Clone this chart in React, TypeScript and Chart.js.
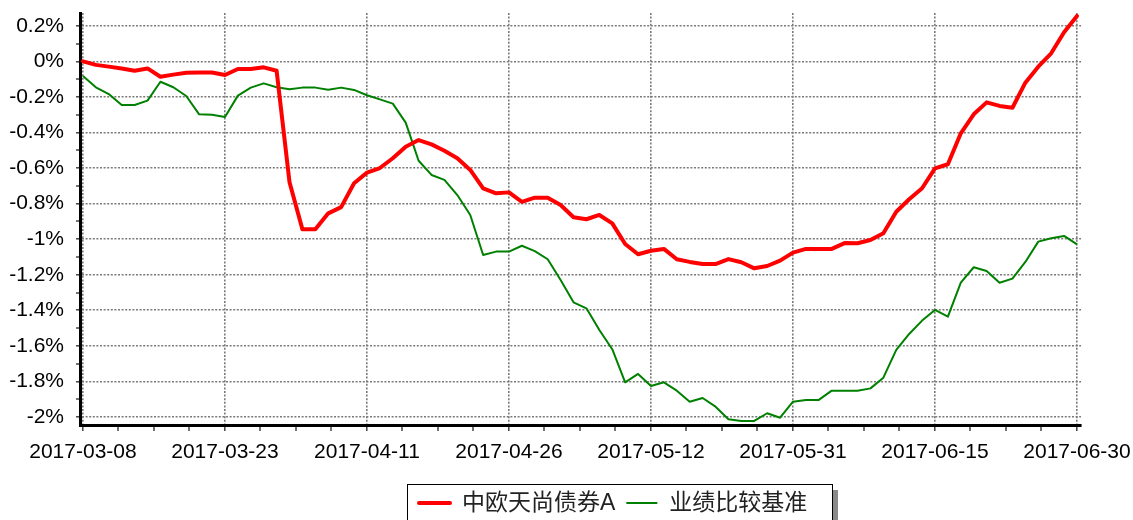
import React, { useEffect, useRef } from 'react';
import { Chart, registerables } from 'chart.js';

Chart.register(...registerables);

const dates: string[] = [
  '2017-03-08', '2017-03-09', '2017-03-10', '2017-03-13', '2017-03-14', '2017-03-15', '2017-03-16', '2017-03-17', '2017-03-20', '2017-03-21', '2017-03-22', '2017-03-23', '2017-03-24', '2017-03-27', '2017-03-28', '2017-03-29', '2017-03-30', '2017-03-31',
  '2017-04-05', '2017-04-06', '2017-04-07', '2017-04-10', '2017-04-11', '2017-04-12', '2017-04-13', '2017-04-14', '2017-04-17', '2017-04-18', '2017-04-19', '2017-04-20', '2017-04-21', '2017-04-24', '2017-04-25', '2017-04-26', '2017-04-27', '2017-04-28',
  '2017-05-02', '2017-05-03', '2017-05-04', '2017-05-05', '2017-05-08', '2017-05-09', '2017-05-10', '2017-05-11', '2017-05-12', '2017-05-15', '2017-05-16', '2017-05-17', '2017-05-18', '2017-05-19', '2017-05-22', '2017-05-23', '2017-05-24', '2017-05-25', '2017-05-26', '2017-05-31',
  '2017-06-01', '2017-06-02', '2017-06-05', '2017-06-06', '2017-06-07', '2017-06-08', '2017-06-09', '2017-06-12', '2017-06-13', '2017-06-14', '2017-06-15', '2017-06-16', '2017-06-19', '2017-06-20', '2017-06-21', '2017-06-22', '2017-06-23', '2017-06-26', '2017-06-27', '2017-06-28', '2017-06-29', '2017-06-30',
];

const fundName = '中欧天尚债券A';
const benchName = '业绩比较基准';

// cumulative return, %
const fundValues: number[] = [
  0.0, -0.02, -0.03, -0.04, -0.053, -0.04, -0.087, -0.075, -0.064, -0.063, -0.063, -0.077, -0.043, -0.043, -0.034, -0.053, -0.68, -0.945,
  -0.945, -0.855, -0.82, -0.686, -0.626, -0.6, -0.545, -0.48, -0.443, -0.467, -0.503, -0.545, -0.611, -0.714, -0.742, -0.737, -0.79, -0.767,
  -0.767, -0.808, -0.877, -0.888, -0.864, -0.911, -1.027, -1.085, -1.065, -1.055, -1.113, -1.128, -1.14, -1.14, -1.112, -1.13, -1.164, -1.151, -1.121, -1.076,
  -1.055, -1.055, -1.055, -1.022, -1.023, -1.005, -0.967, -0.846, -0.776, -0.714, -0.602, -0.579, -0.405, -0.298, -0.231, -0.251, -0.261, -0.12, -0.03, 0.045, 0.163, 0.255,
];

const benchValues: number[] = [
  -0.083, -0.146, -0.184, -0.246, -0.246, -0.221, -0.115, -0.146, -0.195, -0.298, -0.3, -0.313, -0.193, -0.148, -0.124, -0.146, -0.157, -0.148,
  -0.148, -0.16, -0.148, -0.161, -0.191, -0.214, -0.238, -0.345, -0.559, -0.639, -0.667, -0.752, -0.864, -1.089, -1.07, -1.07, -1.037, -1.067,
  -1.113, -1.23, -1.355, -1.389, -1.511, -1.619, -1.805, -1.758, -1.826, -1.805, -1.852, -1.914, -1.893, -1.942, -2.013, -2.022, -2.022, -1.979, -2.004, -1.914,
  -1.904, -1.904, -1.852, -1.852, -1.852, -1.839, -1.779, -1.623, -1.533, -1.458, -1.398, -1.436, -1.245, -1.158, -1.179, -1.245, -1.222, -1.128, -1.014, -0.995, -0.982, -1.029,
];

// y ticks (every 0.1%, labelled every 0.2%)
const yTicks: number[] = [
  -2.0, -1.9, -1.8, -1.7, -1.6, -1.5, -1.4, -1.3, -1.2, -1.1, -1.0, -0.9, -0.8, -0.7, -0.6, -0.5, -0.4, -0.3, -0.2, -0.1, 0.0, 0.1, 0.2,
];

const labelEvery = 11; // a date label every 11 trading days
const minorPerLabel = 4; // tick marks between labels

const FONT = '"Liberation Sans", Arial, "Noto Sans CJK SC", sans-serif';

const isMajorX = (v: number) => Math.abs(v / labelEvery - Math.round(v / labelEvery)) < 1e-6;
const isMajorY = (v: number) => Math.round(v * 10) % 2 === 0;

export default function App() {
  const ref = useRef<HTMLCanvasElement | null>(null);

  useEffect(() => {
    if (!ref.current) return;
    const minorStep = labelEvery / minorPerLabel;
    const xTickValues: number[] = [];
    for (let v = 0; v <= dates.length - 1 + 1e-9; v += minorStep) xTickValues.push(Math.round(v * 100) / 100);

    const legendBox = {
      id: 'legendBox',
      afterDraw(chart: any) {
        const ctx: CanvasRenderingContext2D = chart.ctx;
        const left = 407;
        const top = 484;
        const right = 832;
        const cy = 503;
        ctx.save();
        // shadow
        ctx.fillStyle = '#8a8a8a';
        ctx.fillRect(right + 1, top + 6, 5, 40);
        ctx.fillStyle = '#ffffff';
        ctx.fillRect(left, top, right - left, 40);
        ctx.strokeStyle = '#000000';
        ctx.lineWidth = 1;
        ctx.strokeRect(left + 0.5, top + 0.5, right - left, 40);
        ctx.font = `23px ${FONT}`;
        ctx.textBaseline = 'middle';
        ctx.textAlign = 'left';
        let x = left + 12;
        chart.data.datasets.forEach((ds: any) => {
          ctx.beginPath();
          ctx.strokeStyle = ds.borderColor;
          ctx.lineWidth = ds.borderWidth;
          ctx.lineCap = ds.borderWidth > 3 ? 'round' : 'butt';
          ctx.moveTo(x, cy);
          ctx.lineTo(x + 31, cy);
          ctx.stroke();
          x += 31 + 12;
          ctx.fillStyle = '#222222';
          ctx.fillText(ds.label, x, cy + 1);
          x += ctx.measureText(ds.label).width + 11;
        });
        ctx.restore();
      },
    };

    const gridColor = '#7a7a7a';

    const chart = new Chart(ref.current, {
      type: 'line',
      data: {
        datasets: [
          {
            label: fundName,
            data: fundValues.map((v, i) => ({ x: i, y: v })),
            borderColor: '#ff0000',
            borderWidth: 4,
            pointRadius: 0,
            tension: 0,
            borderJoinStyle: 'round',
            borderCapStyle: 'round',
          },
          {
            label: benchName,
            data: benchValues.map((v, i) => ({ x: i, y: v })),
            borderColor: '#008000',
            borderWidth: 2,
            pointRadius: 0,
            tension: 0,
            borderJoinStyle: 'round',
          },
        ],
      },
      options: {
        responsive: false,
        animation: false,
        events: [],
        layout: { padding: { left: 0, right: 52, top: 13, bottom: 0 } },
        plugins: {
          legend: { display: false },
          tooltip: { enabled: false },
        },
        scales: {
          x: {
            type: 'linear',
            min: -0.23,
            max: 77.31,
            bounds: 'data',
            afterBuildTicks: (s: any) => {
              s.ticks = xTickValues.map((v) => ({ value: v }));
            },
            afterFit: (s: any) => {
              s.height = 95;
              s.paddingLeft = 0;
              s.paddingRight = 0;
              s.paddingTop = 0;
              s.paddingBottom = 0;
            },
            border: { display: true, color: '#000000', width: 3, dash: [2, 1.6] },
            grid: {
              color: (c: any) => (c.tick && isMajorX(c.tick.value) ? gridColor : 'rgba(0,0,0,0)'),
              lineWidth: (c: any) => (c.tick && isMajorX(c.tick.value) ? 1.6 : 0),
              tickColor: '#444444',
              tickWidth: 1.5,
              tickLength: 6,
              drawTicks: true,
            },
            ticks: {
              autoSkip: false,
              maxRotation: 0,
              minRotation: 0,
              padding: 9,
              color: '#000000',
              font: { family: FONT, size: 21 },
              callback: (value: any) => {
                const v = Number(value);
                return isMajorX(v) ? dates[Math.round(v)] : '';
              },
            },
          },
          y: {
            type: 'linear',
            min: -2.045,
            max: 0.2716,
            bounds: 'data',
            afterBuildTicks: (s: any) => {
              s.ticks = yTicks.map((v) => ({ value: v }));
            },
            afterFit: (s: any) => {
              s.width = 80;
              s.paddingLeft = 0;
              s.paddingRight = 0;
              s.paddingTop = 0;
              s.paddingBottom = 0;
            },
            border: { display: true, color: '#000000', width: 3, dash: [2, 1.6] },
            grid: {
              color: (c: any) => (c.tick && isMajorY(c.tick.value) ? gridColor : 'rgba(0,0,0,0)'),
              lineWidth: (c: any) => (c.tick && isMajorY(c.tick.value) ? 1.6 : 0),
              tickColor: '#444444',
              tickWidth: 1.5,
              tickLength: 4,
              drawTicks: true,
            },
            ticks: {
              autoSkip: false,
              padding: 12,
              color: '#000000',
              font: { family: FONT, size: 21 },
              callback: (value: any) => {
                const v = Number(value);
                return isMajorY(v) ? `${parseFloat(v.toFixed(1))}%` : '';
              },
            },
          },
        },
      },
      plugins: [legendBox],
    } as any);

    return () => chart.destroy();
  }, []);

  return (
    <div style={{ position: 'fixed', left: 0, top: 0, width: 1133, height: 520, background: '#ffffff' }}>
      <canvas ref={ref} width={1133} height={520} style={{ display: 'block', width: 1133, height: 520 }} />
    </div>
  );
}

### Given exercise
Begin at the top of the material above and output each line exactly, stopping after the line that holds "Chart.register(...registerables);". Leave out pictures.

### Reply
Clone this chart in React, TypeScript and Chart.js.
import React, { useEffect, useRef } from 'react';
import { Chart, registerables } from 'chart.js';

Chart.register(...registerables);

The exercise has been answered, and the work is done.